Which merchants are more likely to face rolling reserves?

Rolling reserves are more common for merchants that create delayed or uncertain payment risk. Examples include subscription services, high-risk ecommerce, adult and dating, travel, ticketing, nutraceuticals, CBD where permitted, digital content, coaching programs, dropshipping, and businesses with high refund or chargeback ratios. New merchants with limited processing history may also face a reserve until the acquirer sees stable volume, low disputes, clear delivery evidence, and reliable customer support.

What mistakes should businesses avoid with rolling reserves?

Common mistakes include treating the reserve as a surprise fee, failing to model cash flow before launch, ignoring release reports, and accepting vague contract language. Merchants should not assume that a reserve will automatically disappear after a few months. They should monitor chargeback ratios, refund rates, delivery evidence, customer complaints, and reserve releases.
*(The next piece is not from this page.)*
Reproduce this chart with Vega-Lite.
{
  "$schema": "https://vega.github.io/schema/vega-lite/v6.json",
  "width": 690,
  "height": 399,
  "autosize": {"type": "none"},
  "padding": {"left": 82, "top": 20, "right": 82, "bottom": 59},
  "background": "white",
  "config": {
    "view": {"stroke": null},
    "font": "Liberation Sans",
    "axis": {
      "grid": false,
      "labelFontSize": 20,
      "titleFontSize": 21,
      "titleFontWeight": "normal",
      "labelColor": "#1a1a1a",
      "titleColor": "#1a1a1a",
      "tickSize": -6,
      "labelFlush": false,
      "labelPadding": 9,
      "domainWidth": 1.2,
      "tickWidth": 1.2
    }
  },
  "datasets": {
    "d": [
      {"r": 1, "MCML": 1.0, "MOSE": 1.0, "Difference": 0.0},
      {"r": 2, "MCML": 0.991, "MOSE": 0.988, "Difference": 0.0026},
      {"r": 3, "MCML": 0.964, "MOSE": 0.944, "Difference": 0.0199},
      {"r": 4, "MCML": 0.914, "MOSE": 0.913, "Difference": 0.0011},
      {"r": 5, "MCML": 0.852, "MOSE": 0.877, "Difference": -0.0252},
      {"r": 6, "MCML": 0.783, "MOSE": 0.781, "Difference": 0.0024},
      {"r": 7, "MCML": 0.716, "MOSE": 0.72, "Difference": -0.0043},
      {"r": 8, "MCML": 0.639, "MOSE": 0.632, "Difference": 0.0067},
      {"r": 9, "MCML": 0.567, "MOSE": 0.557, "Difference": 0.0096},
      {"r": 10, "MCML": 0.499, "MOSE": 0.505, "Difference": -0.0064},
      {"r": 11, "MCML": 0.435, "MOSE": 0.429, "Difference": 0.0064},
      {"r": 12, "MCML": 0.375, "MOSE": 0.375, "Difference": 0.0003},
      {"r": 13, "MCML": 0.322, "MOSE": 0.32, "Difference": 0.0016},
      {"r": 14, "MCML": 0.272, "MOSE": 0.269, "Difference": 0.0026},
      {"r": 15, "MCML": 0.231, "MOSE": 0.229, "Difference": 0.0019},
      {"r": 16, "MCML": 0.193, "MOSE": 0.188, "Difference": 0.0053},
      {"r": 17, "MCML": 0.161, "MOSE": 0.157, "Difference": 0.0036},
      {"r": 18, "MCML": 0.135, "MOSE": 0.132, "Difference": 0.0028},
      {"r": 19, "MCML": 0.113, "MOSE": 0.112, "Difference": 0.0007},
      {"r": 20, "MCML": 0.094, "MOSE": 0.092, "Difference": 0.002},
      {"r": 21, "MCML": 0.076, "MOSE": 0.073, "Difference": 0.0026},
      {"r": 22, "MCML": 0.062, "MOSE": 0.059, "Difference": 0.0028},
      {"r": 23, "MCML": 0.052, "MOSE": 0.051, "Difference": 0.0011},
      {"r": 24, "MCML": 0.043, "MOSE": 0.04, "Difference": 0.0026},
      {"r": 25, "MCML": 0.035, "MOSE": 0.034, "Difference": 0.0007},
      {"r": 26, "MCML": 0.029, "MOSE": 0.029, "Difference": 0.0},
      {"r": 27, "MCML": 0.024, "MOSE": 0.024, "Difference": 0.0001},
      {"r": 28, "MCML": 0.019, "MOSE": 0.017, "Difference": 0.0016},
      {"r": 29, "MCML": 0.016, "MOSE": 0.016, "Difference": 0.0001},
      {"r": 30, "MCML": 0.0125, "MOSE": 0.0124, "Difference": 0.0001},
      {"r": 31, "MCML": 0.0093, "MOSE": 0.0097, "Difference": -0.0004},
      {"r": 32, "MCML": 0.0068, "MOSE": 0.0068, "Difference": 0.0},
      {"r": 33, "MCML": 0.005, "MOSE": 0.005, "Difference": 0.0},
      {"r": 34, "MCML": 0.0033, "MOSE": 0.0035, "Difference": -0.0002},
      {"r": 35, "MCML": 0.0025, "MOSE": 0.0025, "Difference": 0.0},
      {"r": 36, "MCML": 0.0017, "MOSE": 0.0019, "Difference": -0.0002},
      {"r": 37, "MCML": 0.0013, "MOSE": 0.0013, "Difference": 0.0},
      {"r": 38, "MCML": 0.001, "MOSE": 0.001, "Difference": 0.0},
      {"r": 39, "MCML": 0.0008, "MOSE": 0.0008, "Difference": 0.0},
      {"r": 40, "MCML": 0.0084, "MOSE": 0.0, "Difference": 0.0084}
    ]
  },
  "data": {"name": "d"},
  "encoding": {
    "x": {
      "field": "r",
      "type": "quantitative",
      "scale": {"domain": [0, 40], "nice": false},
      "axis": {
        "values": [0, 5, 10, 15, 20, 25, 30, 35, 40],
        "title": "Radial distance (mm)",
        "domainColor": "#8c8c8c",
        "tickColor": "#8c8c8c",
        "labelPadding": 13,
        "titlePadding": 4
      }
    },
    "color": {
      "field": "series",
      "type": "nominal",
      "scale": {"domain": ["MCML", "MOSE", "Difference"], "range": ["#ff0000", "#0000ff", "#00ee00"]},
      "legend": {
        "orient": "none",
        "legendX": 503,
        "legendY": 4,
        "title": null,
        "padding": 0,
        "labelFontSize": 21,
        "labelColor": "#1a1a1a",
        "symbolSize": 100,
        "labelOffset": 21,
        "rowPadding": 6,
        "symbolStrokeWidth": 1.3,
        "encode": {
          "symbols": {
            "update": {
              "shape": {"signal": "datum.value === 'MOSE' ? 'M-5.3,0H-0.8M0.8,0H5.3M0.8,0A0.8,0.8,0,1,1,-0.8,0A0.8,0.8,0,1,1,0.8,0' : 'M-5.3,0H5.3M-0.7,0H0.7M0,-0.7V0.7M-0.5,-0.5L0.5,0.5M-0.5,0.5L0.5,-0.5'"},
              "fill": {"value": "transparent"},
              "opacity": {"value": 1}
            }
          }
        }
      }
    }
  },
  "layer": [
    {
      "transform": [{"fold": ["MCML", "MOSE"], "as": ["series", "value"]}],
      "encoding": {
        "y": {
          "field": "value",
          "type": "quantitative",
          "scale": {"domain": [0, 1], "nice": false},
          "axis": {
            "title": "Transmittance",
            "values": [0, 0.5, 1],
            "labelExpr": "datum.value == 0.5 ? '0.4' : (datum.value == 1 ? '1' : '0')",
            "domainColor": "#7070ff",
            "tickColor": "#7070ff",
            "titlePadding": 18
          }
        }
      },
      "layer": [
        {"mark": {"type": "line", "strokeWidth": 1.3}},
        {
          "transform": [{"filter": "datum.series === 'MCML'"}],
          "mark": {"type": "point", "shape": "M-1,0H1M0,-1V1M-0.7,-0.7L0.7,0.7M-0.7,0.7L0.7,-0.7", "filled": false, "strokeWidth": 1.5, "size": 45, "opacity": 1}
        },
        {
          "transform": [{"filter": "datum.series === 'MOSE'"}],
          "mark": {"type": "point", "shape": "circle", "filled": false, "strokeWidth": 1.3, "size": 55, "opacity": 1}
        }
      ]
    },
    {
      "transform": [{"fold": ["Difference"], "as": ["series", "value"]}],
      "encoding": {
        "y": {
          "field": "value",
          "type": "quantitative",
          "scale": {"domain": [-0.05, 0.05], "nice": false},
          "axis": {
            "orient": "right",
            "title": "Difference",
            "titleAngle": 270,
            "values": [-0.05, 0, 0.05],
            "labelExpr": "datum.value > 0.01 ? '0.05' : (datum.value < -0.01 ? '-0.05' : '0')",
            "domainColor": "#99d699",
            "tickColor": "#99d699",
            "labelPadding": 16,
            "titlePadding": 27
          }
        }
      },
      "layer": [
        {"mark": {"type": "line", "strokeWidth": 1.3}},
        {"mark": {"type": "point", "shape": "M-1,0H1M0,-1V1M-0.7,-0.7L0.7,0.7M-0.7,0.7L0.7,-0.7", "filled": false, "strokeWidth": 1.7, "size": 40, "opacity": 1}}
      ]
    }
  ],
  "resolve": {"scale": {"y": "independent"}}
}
Poor descriptor management, weak refund policy, or aggressive marketing claims can make the reserve harder to reduce.

How can a merchant reduce or renegotiate a rolling reserve?

A merchant can improve its position by building a clean processing history, keeping disputes low, documenting fulfillment, improving fraud screening, using clear billing descriptors, and maintaining transparent refund policies. After a stable period, the merchant may ask the acquirer or PSP to reduce the reserve percentage, shorten the release period, set a reserve cap, or replace part of the reserve with other risk controls. The strongest negotiation evidence is not general trust; it is data on volume, refunds, chargebacks, fraud losses, and operational controls.